Коридоры, повороты, белый свет с потолка, тишина. Вот и дверь, Дмитрий все так же смотрел вперед, и даже не взглянул в квадратное оконце в двери, рука его легла на ручку. Еще чуть, и он бы опустил ее вниз, распахнул дверь, и только после бы посмотрел туда, но нет – повезло, повернул голову, и встретился взглядом со слепыми бельмами на бледном лице репортерши. Именно так, именно бледно белое с темными прожилками вен лицо, так как обычно изображают живых мертвецов в малобюджетных фильмах про зомби.

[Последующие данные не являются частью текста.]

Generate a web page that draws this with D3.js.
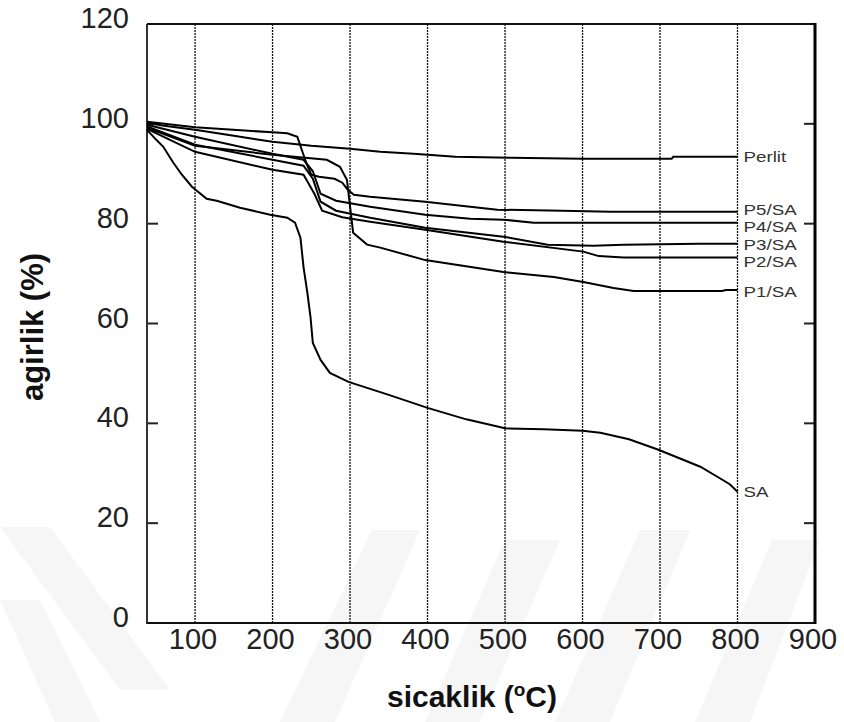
<!DOCTYPE html>
<html>
<head>
<meta charset="utf-8">
<script src="https://cdn.jsdelivr.net/npm/d3@7"></script>
<style>
  body { margin: 0; background: #fff; }
  svg { display: block; font-family: "Liberation Sans", Arial, sans-serif; }
</style>
</head>
<body>
<div class="tga"></div>
<script>
// temperature (C) / weight (%) readings for each sample
const seriesNames = ["Perlit", "P5/SA", "P4/SA", "P3/SA", "P2/SA", "P1/SA", "SA"];

const perlit = [[38,100.2],[60,99.6],[100,98.8],[150,97.6],[200,96.4],[250,95.6],[300,95.0],[339,94.4],[382,94.0],[436,93.4],[507,93.2],[600,93.0],[715,93.0],[717,93.4],[800,93.4]];
const p5sa = [[38,100.4],[100,99.3],[200,98.3],[219,98.1],[232,97.4],[239,94.2],[244,92.0],[250,89.8],[260,89.4],[280,89.0],[290,88.2],[297,86.8],[305,85.8],[326,85.4],[397,84.4],[455,83.4],[490,82.8],[574,82.6],[636,82.4],[800,82.4]];
const p4sa = [[38,99.8],[100,97.4],[200,94.0],[240,92.8],[252,90.5],[262,86.0],[282,84.6],[326,83.4],[397,81.8],[455,81.0],[498,80.8],[537,80.2],[800,80.2]];
const p3sa = [[38,99.5],[100,95.8],[200,92.8],[240,91.6],[252,89.0],[262,84.4],[282,82.6],[326,81.2],[397,79.2],[498,77.4],[555,75.8],[614,75.6],[653,75.8],[750,76.0],[800,76.0]];
const p2sa = [[38,99.0],[100,94.4],[200,90.8],[240,89.8],[254,86.0],[264,82.6],[290,81.3],[326,80.4],[397,78.8],[498,76.4],[601,74.4],[621,73.5],[653,73.2],[800,73.2]];
const p1sa = [[38,99.2],[100,95.6],[200,93.8],[270,92.8],[287,91.4],[296,88.8],[299,84.8],[304,78.2],[322,75.8],[339,75.2],[397,72.7],[498,70.3],[563,69.3],[601,68.3],[640,67.1],[666,66.5],[780,66.5],[785,66.7],[800,66.7]];
const sa = [[38,98.8],[50,96.8],[59,95.4],[72,92.2],[83,89.8],[96,87.4],[115,85.0],[128,84.6],[158,83.2],[197,81.8],[219,81.2],[229,80.2],[236,77.2],[240,71.3],[245,66.1],[249,61.3],[252,56.1],[262,52.7],[274,50.1],[298,48.3],[350,45.7],[400,43.1],[450,40.8],[500,39.0],[550,38.8],[600,38.5],[623,38.1],[660,36.8],[698,34.7],[752,31.3],[774,29.3],[790,27.8],[800,26.3]];

const seriesData = [perlit, p5sa, p4sa, p3sa, p2sa, p1sa, sa];

const xTicks = [100, 200, 300, 400, 500, 600, 700, 800, 900];
const yTicks = [0, 20, 40, 60, 80, 100, 120];

const width = 844, height = 722;
const plotL = 147, plotR = 815, plotT = 24, plotB = 623;

const svg = d3.select(".tga").append("svg")
  .attr("width", width)
  .attr("height", height);

// faint background watermark
const wm = svg.append("g").attr("fill", "#f6f6f6");
[
  [[0,527],[50,527],[170,690],[120,690]],
  [[0,600],[40,600],[100,722],[55,722]],
  [[280,722],[335,722],[420,530],[372,530]],
  [[425,722],[480,722],[560,540],[505,540]],
  [[555,722],[610,722],[690,530],[640,530]],
  [[695,722],[750,722],[820,540],[772,540]]
].forEach(p => wm.append("polygon").attr("points", p.join(" ")));

const x = d3.scaleLinear().domain([38, 900]).range([plotL, plotR]);
const y = d3.scaleLinear().domain([0, 120]).range([plotB, plotT]);

// dotted vertical grid
svg.append("g").selectAll("line")
  .data(xTicks.filter(d => d < 900))
  .enter().append("line")
  .attr("x1", d => x(d)).attr("x2", d => x(d))
  .attr("y1", plotT).attr("y2", plotB)
  .attr("stroke", "#111")
  .attr("stroke-width", 1.3)
  .attr("stroke-dasharray", "2,1");

// left and right inner ticks
const tickG = svg.append("g").attr("stroke", "#222").attr("stroke-width", 2);
tickG.selectAll(".tl").data(yTicks).enter().append("line")
  .attr("x1", plotL).attr("x2", plotL + 11)
  .attr("y1", d => y(d)).attr("y2", d => y(d));
tickG.selectAll(".tr").data(yTicks).enter().append("line")
  .attr("x1", plotR - 11).attr("x2", plotR)
  .attr("y1", d => y(d)).attr("y2", d => y(d));

// frame
svg.append("line").attr("x1", plotL).attr("x2", plotL).attr("y1", plotT).attr("y2", plotB + 1)
  .attr("stroke", "#333").attr("stroke-width", 2);
svg.append("line").attr("x1", plotL).attr("x2", plotR).attr("y1", plotT).attr("y2", plotT)
  .attr("stroke", "#111").attr("stroke-width", 2);
svg.append("line").attr("x1", plotL).attr("x2", plotR).attr("y1", plotB).attr("y2", plotB)
  .attr("stroke", "#111").attr("stroke-width", 2);
svg.append("line").attr("x1", plotR).attr("x2", plotR).attr("y1", plotT - 1).attr("y2", plotB + 1)
  .attr("stroke", "#000").attr("stroke-width", 3);

// tick labels
svg.append("g").selectAll("text")
  .data(xTicks).enter().append("text")
  .attr("x", d => x(d) - 2)
  .attr("y", 649)
  .attr("text-anchor", "middle")
  .attr("font-size", 29)
  .attr("fill", "#222")
  .text(d => d);

svg.append("g").selectAll("text")
  .data(yTicks).enter().append("text")
  .attr("x", 129)
  .attr("y", d => y(d) + 4)
  .attr("text-anchor", "end")
  .attr("font-size", 29)
  .attr("fill", "#222")
  .text(d => d);

// axis titles
svg.append("text")
  .attr("transform", "translate(43,327) rotate(-90)")
  .attr("text-anchor", "middle")
  .attr("font-size", 31)
  .attr("font-weight", "bold")
  .attr("fill", "#111")
  .text("agirlik (%)");

const xt = svg.append("text")
  .attr("x", 472).attr("y", 707)
  .attr("text-anchor", "middle")
  .attr("font-size", 30)
  .attr("font-weight", "bold")
  .attr("fill", "#111");
xt.append("tspan").text("sicaklik (");
xt.append("tspan").attr("font-size", 19).attr("dy", -11).text("o");
xt.append("tspan").attr("dy", 11).text("C)");

// curves
const line = d3.line().x(d => x(d[0])).y(d => y(d[1]));
svg.append("g").selectAll("path")
  .data(seriesData).enter().append("path")
  .attr("d", line)
  .attr("fill", "none")
  .attr("stroke", "#000")
  .attr("stroke-width", 2);

// end labels, slightly widened like the original font
const labelNudge = [0, -2, 4, 1, 4, 2, 0];
svg.append("g").selectAll("text")
  .data(seriesNames).enter().append("text")
  .attr("transform", (d, i) => {
    const last = seriesData[i][seriesData[i].length - 1];
    return `translate(${x(last[0]) + 6},${y(last[1]) + labelNudge[i] + 5}) scale(1.25,1)`;
  })
  .attr("font-size", 15)
  .attr("fill", "#333")
  .text(d => d);
</script>
</body>
</html>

Слепые, белесые буркала глаз, что уставились на него не моргая, мертвенно, синие губы, нижняя отвисла, протянулась капля слюны. Но самое жуткое было не в этом. На щеке Джессики то ли язвы, то ли нарост. Черный, мерзкий, сочащийся каким-то темным соком.

Дмитрий замер у двери, у оконца. Он думал, все так же, в аналогии с фильмами о зомби, что она сейчас рванется, начнет долбить руками по стеклу, скалить пасть, но нет. Джессика стояла недвижно, только капля вязкой слюны с нижней губы оттягивалась все дальше и дальше. И вот она сорвалась, и все – нет больше движения.

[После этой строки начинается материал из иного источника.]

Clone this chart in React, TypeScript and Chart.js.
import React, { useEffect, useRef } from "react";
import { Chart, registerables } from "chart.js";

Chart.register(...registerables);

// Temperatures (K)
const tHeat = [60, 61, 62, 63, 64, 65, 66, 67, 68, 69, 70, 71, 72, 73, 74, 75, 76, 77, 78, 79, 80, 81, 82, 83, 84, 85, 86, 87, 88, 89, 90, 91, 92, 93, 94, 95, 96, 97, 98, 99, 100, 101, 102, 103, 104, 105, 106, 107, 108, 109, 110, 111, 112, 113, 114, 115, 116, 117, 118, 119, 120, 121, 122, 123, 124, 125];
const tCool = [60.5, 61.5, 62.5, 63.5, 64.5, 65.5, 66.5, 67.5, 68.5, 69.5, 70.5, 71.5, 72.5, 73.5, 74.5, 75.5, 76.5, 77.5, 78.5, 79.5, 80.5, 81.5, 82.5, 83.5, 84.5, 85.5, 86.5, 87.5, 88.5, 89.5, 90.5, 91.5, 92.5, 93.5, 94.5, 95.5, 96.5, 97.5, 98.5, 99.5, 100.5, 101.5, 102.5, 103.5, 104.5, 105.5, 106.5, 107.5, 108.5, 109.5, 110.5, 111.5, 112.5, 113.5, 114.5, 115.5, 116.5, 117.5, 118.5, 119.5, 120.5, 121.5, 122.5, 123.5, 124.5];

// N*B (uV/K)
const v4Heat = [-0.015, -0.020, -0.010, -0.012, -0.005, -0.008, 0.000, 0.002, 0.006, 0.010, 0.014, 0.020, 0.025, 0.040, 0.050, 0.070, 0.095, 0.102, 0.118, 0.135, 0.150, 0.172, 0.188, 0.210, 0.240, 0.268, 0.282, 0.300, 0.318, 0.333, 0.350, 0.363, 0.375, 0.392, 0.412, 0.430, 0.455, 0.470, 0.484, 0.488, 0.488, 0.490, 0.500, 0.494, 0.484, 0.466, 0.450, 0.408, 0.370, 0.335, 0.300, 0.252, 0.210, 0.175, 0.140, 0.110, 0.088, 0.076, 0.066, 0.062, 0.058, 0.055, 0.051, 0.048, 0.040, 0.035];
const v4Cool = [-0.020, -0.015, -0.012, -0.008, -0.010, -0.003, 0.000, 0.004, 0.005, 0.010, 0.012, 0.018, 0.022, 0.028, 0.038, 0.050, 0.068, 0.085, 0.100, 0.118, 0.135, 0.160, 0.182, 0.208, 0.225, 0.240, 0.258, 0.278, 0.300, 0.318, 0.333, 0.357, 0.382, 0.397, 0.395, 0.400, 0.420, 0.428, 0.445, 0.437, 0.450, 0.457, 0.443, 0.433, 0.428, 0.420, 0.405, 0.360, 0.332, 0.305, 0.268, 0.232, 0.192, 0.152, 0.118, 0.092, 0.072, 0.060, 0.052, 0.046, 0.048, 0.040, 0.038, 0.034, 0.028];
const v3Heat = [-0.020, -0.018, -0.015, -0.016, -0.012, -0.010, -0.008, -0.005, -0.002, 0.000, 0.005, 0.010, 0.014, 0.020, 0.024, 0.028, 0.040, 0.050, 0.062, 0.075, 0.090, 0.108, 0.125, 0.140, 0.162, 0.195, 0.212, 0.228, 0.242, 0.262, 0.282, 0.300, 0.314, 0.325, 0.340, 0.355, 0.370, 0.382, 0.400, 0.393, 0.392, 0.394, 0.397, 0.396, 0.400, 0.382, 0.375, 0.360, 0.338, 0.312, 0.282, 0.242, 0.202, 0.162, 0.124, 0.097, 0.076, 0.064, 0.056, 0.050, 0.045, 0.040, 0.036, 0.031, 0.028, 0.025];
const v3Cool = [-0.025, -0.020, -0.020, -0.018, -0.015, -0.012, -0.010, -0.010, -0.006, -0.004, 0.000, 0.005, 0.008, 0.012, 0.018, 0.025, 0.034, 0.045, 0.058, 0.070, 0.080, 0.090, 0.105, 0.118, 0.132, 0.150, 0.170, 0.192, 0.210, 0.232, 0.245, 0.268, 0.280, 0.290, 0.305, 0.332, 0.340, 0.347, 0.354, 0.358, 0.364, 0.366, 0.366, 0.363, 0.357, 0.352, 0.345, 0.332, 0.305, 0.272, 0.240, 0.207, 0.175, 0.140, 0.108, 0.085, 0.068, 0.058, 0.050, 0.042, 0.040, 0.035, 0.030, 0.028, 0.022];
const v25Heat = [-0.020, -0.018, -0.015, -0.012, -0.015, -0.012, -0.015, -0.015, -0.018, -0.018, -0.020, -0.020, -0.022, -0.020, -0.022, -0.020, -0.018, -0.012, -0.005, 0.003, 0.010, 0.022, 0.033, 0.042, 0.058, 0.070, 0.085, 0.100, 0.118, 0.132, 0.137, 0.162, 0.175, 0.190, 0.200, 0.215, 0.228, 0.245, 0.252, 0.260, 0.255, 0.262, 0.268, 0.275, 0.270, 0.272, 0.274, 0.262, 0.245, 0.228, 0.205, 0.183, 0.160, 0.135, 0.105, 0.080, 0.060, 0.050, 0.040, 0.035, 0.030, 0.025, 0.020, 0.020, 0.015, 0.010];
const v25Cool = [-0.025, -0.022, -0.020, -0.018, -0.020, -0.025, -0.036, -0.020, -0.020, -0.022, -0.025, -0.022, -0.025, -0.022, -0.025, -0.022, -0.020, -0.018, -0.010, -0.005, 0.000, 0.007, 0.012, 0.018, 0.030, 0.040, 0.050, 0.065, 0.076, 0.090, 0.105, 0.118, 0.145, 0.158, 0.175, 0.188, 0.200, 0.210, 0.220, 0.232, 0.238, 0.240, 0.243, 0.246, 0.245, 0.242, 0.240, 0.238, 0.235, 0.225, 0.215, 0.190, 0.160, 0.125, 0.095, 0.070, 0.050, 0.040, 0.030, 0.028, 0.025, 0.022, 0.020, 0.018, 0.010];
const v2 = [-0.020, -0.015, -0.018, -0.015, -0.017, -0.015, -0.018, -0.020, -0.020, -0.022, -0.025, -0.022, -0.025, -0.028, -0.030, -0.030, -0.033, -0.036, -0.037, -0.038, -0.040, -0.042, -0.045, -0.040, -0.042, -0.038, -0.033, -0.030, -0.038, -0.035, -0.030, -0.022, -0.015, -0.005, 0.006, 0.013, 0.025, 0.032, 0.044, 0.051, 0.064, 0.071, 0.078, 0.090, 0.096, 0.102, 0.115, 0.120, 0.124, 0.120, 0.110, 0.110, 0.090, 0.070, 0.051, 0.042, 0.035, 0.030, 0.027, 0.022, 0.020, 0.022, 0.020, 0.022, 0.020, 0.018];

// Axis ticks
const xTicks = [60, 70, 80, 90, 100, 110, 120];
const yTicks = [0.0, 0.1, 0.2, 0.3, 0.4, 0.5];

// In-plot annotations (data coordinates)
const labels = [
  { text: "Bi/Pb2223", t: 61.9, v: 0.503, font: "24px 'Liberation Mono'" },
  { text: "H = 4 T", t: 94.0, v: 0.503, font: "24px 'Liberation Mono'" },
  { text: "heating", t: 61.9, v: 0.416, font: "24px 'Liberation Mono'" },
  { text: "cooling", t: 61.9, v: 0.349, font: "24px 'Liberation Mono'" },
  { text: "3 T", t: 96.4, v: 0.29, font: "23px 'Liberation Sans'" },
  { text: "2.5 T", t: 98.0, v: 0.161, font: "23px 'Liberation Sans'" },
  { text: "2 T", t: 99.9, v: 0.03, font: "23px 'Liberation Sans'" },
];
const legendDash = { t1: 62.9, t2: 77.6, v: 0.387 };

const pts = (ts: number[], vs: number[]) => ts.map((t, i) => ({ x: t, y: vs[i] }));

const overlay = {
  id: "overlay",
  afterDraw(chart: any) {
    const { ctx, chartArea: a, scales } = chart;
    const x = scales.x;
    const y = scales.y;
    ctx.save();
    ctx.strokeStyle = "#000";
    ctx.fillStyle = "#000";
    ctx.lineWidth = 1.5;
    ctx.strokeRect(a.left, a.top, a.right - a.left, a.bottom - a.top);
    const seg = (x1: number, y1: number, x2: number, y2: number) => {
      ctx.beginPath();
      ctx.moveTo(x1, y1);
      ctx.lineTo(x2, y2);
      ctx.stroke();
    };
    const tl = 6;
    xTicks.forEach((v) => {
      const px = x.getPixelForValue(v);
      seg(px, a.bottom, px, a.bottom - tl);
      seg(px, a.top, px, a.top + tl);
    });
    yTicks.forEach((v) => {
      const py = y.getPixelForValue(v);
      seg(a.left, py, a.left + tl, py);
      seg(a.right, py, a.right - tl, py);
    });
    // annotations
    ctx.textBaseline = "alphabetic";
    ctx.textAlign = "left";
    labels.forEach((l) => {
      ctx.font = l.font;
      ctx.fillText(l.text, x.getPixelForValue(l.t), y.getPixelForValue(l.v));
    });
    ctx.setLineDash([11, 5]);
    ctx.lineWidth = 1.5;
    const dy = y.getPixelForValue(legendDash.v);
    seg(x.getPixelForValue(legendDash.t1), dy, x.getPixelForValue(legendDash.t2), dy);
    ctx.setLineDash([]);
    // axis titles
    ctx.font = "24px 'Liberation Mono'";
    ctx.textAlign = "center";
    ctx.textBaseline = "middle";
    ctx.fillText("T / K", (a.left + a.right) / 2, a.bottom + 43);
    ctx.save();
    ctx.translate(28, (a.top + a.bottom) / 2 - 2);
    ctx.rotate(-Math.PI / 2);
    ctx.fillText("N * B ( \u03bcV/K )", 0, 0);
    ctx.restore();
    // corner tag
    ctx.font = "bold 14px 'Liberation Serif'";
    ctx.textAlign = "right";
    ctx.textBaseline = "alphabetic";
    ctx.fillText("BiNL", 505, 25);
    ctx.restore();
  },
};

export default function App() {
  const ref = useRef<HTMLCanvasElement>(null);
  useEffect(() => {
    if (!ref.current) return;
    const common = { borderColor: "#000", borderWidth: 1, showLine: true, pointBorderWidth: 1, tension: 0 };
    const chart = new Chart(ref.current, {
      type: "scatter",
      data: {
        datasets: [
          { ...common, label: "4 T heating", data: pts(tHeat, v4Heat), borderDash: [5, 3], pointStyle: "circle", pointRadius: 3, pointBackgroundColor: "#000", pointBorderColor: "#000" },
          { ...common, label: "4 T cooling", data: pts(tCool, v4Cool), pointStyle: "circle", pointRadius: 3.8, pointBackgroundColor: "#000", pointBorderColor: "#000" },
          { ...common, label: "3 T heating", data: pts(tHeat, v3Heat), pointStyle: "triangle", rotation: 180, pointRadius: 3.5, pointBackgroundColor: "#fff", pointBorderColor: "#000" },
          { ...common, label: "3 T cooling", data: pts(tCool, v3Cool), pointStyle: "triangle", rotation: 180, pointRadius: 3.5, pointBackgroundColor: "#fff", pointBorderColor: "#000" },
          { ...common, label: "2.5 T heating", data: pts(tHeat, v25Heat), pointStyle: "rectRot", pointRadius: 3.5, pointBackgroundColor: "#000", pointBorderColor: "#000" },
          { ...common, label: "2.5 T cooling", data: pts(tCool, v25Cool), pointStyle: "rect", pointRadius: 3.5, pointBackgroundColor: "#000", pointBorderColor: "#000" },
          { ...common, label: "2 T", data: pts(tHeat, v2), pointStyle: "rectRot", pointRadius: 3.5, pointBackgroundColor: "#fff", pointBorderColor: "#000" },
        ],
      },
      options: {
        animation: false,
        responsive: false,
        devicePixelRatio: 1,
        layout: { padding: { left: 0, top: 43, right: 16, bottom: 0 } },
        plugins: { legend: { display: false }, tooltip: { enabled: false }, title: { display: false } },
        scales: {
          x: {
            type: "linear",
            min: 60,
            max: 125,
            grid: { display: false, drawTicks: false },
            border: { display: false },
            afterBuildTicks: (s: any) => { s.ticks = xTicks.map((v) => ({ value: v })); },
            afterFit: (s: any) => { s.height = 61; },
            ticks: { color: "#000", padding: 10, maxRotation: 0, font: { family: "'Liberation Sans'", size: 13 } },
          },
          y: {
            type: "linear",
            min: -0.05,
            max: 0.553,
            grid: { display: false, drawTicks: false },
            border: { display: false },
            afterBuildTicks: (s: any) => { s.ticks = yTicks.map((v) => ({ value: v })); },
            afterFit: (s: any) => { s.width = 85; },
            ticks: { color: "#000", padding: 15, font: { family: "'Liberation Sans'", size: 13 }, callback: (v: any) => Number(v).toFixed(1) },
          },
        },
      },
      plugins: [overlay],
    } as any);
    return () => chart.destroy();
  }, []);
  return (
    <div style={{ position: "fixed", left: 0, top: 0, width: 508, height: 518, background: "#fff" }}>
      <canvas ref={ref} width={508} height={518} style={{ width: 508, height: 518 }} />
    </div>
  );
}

– Ладно, – сказал он сам себе, – попробуем не торопясь.

Положил руку на дверную ручку, надавил, вниз. И там, в отсеке, точно так же сейчас ручка пошла вниз, и Джесс, тварь эта, должна как-то отреагировать, или же, если она в сознании, в норме, не предпринять действий. Джесс не двигалась, и поэтому он все же надавил на ручку до щелчка язычка замка, и медленно-медленно, потянул дверь на себя. Если рванет, бросится на него, он успеет навалиться плечом на дверь, защелкнуть замок.

Открыл дверь, Джесс не двигалась.

– Джесс, ты как? – спросил он, но она молчала, – Ты можешь говорить? Двигаться? – никакой реакции.

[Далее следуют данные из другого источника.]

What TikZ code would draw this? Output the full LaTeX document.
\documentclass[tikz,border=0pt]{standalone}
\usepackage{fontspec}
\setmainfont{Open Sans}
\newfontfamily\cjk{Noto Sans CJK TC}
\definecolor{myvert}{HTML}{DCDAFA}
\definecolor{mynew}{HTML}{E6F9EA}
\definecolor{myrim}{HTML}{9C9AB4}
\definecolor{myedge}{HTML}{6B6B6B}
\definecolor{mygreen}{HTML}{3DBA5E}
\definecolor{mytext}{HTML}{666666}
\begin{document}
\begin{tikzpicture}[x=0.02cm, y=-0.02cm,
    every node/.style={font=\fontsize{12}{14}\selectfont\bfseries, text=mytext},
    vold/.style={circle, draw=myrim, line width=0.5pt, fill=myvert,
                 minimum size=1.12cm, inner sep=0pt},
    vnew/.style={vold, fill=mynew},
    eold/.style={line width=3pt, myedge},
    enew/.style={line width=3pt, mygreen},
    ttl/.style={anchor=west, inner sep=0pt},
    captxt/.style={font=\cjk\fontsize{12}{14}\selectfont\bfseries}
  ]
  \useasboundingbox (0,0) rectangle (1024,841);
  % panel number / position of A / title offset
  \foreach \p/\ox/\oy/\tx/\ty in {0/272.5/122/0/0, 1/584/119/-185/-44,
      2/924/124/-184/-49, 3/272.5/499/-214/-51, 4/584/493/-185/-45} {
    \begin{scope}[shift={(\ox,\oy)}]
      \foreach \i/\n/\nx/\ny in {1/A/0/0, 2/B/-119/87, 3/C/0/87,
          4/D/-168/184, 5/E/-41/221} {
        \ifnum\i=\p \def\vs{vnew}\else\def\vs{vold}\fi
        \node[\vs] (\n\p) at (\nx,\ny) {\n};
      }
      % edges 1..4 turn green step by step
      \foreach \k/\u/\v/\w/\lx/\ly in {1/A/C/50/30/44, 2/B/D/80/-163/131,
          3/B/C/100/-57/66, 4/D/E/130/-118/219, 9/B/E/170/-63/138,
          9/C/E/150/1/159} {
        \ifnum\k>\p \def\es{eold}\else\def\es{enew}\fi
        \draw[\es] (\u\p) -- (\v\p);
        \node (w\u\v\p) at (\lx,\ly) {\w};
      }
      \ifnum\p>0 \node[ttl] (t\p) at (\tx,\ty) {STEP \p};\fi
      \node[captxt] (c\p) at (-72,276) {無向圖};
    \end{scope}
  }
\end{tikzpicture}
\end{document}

Он протянул руку вперед, легонько толкнул ее плечо, она чуть качнулась и снова встала, как и раньше. Как-то еще управляется с собой, может еще поддерживать равновесие, но прочее – это уже вне ее сил. Значит все, скоро будет уже финал.

– Это Джессика. Наш нулевой пациент, – заговорил он для записи, что вела его нагрудная камера, – Время начала развития спор у нее большее. Насколько – не могу предположить. По сути – это следующая фаза заболевания. Похоже она перешла в полурастительное состояние. Отзывов на вербальные раздражители нет, – помахал у нее перед глазами, снял камеру, включил фонарик, поднес к ее глазам, Джесс даже не попыталась закрыть веки, – на свет тоже не реагирует. На кожном покрове появилось… – приблизил свет фонарика ко лбу, рассмотрел. Больше всего это напоминало какие-то гнойники, только не красные, а уже загнившие, темно бурового, скорее даже черного цвета. Достал из кармана карандаш, упер его в гнойник, надавил слегка, тот вдавливался легко, но гнойник не лопался. Давил сильнее – никакой реакции, – На кожном покрове появились гнойники. Пока назову это так. Плотные, не лопаются. Не знаю, что еще осмотреть. Я не врач.

Он тихо прикрыл дверь перед носом недвижной Джессики, щелкнул замок.

– Вернусь, чтобы увидеть развитие болезни позднее. Я не знаю как описать ее состояние. Сейчас иду в лабораторию за результатами первичных исследований.

Проходя лаборатории, в которой заперся Рей, постучал в стекло. Никакой реакции. Попытался надавить на ручку – нет, заперто как и раньше.

– Эй, Рей! Ты там? Живой? Мне нужно знать.